Willie Porter

Personal information
- Born: July 3, 1942 Winston-Salem, North Carolina, U.S.
- Died: November 4, 1992 (aged 50) Winston-Salem, North Carolina, U.S.
- Listed height: 6 ft 7 in (2.01 m)
- Listed weight: 205 lb (93 kg)

Career information
- High school: Atkins (Winston-Salem, North Carolina)
- College: Tennessee State (1961–1964)
- NBA draft: 1965: 16th round, 108th overall pick
- Drafted by: Cincinnati Royals
- Position: Power forward
- Number: 33, 30, 15

Career history
- 1967–1968: Oakland Oaks
- 1968: Pittsburgh / Minnesota Pipers
- 1968: Houston Mavericks

Career highlights
- ABA champion (1968);
- Stats at Basketball Reference

= Willie Porter (basketball) =

American basketball player

Willie Williams Porter Jr. (July 3, 1942 – November 4, 1992) was an American professional basketball player who played two seasons (1967–68) in the American Basketball Association (ABA) as a member of the Oakland Oaks, Pittsburgh / Minnesota Pipers and the Houston Mavericks. A power forward who played college basketball for the Tennessee State Tigers, he was selected by the Cincinnati Royals during the 16^{th} round of the 1965 NBA draft.

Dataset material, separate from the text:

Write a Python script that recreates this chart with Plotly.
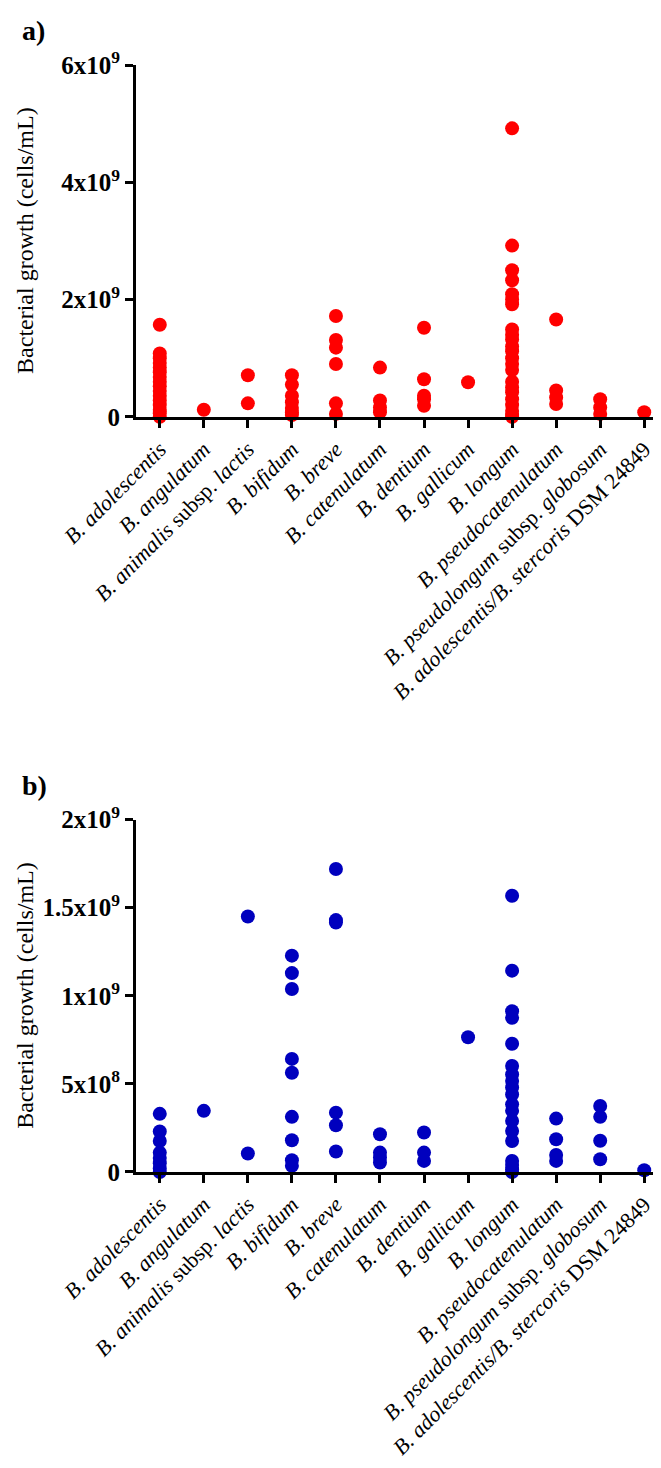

Porter scored the first points in the first ABA game ever played on October 13, 1967, doing so on a tip-in for the Oaks against the Anaheim Amigos at the Oakland Coliseum.

Porter attended Atkins High School in Winston-Salem, North Carolina, and graduated in 1960. He received a Bachelor of Science in physical education from Tennessee State University and a Master of Arts in counseling from California State University. Porter worked for the R. J. Reynolds Tobacco Company. He was married to Barbara Davis-Porter and had two children.

On November 4, 1992, Porter died of an apparent heart attack which he suffered while arguing over the cause of a car accident. He had been driving near his home in Winston-Salem when he was involved in a collision with another driver. Porter did not suffer any injuries but was engaged in an argument with the other driver when he had his heart attack and died shortly after he was taken to Forsyth Medical Center. Porter's family said that he had a heart condition and the other driver was not charged for his involvement in the accident.